We're confident that BSBY adheres to the Iosco Principles for Financial Benchmarks, as we've built it with that intent from the ground up. Bloomberg Index Services Limited (BISL), the administrator of BSBY, did not just self-certify its compliance with these principles – we worked alongside a big four accounting firm to conduct an independent assurance review, which was published on our website for transparency. We recognise that we went through that review back in April and that it was a point-in-time review. However, the accounting firm we work with will conduct periodic reviews in addition to our continuous and close monitoring of BSBY's design and underlying market. We will continue to have independent reviews periodically to ensure that we continue to align with global standards and principles. 
At the end of the day, our goal is working with our clients and providing them with the tools they need, and that's our focus. 

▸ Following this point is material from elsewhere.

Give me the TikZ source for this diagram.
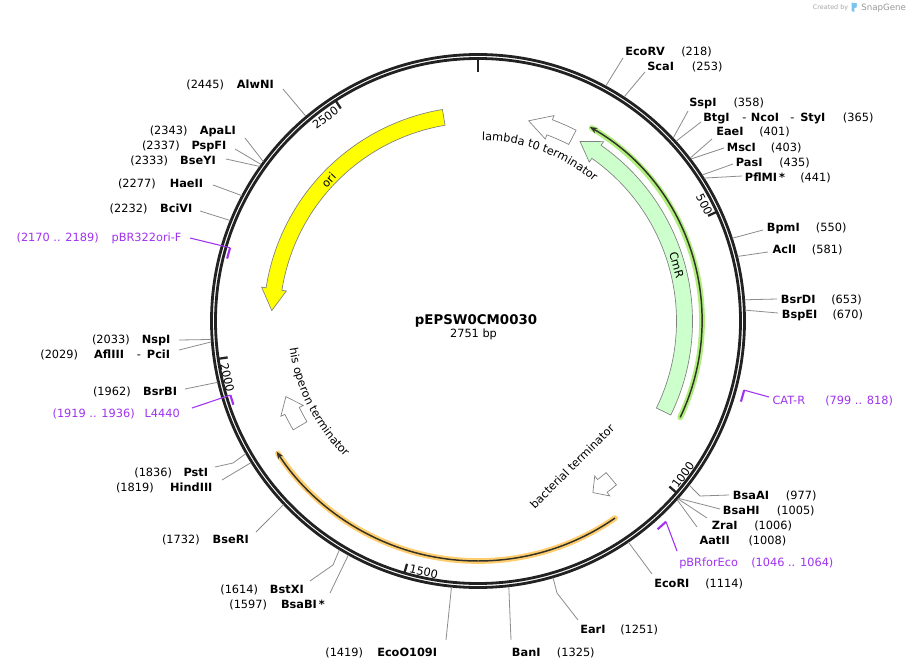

Have there been any tweaks to BSBY or its underlying methodology since launch?  
We're always engaged with our clients on opportunities to further strengthen our products. As an example, we recently added DTCC as a data source for commercial paper and certificate of deposit transactions in the US, making our methodology even more robust in terms of the underlying data. We've also been working with clients and industry associations to further increase the resiliency of BSBY during extreme stress conditions and have published a consultation. We are also consistently working to ensure that BSBY works seamlessly with trade associations’ documentation, as they work diligently to install robust fallback language for BSBY and other rates. 

See also: Term SOFR is the final piece of the ARRC's Libor puzzle

Some sources previously suggested that the emergence of term SOFR would take away some of the use cases for credit-sensitive rates, potentially making them redundant. Have you perceived the term rate’s emergence as a threat? 
This is really about client choice. No matter what rate we’re considering, if it suits a client needs and is available, that's a good thing for the market overall. So no, we didn't look at term SOFR that way. 

Any other long-term plans for BSBY? 
Aside from working with ISDA on the development of a fallback language and of the imminent resiliency consultation, we believe that BSBY is now fit for purpose and meets the market’s needs. Near-term for us, the focus is to continue collaborating with them, and help them onboard quickly to support their transition plans. For now, we're sticking to that plan. 

How confident are you feeling that the market is on the right path to achieve no-new-Libor by year-end? 

It's not surprising to see that most transition efforts are happening during the last few weeks or months before the deadline. Markets, however, always have a way of figuring things out. When there's deadlines, there's usually good incentives for people to do what it takes to meet them. It's not the first time we’ve been confronted with an exercise of that scope – there have been many of these before. I'm confident that the industry will eventually get there – with or without an extension.